◆ EXERCISE INPUTS ◆
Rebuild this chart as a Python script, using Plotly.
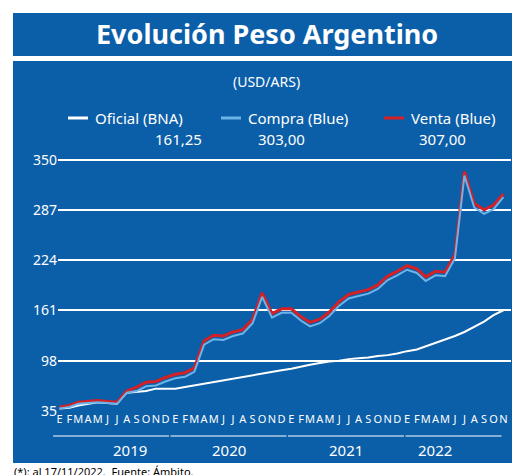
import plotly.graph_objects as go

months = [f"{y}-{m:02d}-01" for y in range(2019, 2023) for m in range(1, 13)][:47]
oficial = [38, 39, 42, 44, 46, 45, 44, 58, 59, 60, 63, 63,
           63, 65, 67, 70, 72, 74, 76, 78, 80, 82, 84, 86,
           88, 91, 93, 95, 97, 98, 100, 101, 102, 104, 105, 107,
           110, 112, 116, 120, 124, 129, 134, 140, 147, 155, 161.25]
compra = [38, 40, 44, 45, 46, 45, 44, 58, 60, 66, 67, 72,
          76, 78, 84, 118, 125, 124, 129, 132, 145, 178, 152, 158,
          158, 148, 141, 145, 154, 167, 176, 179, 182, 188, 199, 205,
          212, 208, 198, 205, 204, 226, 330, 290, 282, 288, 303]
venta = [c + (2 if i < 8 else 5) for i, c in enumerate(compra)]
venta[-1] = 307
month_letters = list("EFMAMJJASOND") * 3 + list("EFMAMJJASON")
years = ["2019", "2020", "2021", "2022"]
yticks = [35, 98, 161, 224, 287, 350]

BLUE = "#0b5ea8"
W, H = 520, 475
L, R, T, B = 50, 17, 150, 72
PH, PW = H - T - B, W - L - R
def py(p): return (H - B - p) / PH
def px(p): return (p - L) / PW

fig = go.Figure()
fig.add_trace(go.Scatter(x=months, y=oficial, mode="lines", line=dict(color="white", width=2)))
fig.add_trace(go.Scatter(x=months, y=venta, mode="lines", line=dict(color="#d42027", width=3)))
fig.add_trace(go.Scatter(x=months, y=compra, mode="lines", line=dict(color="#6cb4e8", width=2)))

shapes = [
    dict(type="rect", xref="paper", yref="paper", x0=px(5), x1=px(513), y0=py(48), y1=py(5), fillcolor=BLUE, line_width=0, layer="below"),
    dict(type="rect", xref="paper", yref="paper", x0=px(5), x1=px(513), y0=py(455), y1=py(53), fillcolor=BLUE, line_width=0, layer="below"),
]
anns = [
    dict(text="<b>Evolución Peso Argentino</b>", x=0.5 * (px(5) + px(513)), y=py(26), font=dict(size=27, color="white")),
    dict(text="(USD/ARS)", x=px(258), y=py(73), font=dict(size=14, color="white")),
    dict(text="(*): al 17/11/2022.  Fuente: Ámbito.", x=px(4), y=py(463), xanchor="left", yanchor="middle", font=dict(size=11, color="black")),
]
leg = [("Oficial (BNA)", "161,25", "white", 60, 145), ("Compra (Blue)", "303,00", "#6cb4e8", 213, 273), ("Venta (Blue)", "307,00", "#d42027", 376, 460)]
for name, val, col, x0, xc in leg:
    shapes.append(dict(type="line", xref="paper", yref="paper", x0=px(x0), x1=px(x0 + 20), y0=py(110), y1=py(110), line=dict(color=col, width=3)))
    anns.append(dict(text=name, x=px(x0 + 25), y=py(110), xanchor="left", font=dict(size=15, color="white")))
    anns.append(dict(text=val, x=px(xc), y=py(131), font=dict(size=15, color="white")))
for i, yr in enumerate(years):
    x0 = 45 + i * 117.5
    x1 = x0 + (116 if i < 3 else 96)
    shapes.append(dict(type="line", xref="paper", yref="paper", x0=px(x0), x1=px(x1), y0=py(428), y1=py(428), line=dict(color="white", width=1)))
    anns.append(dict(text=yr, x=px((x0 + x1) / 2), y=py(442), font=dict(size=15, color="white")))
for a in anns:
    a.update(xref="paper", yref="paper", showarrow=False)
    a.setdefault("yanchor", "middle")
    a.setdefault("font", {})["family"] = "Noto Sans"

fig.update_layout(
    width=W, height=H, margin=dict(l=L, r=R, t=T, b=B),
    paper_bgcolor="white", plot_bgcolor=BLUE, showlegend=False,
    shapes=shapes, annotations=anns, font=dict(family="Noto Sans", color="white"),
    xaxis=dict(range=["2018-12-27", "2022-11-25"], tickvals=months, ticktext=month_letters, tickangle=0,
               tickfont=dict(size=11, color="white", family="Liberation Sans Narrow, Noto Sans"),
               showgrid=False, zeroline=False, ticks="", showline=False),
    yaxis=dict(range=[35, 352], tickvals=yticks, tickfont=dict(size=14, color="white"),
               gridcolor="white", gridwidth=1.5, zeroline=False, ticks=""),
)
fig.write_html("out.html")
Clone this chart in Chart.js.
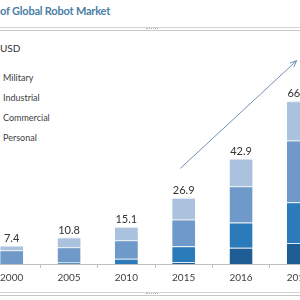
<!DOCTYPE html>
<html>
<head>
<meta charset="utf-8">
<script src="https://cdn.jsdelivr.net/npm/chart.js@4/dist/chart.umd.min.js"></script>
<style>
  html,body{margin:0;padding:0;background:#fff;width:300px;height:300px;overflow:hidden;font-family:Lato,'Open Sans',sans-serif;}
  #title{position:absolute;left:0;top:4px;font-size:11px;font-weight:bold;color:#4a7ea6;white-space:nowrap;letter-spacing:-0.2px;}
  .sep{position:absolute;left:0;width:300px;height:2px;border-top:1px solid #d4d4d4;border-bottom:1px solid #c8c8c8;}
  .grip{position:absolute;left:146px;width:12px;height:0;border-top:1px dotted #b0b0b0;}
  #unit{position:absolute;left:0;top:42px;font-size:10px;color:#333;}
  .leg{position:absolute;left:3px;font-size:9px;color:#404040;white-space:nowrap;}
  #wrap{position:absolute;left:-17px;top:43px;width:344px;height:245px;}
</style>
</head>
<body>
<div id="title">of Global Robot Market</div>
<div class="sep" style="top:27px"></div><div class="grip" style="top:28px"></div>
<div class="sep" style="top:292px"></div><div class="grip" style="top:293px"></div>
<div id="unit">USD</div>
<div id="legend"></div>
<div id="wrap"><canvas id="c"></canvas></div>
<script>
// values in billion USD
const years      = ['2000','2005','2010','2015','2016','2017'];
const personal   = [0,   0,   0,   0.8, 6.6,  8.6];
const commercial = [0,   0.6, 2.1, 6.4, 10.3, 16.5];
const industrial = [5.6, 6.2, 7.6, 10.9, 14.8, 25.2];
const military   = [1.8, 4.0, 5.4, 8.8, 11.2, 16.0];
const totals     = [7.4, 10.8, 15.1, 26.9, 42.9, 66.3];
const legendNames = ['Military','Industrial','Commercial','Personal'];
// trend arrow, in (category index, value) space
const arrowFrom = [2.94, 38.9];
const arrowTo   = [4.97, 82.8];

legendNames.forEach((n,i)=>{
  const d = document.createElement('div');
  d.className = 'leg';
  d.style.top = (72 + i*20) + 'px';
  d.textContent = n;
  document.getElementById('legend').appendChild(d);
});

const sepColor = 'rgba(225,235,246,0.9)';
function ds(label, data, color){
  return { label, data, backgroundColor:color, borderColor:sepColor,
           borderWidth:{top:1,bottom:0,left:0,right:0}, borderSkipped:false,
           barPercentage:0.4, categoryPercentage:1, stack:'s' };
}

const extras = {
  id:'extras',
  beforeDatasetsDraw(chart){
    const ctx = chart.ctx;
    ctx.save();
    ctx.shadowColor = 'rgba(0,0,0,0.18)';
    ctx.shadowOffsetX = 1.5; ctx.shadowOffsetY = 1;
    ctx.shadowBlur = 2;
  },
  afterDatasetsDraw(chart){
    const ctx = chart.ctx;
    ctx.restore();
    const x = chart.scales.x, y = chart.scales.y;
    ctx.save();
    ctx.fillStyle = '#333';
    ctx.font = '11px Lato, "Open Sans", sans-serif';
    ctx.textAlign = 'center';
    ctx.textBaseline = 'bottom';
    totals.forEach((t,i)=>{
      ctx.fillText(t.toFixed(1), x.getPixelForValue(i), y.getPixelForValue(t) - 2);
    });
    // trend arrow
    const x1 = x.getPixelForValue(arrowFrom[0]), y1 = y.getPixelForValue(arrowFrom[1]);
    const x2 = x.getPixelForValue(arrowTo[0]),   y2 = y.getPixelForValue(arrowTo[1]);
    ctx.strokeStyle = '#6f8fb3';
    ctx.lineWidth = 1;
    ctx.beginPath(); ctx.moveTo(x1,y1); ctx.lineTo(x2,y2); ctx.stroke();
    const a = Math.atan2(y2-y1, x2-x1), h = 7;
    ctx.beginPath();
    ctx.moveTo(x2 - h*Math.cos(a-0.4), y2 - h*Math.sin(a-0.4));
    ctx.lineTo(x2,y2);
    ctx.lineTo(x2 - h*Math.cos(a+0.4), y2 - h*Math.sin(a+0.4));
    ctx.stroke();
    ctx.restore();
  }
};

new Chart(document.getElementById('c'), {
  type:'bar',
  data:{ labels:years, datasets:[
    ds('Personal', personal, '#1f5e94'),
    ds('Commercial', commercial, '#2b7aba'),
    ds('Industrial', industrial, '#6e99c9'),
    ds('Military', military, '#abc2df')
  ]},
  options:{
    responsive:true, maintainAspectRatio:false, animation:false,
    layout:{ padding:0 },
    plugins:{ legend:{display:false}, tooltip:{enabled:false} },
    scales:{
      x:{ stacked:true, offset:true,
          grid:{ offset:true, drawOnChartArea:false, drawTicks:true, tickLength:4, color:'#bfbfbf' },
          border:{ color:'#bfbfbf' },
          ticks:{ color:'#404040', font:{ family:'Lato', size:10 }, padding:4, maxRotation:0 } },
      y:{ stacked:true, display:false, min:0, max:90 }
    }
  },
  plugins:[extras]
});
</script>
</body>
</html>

◆ YOUR OBJECTIVE ◆
Leave out the pictures and restate, word for word, the lines from the top of the data through the line containing "import plotly.graph_objects as go", both included.

◆ RESPONSE TO THIS TASK ◆
Rebuild this chart as a Python script, using Plotly.
import plotly.graph_objects as go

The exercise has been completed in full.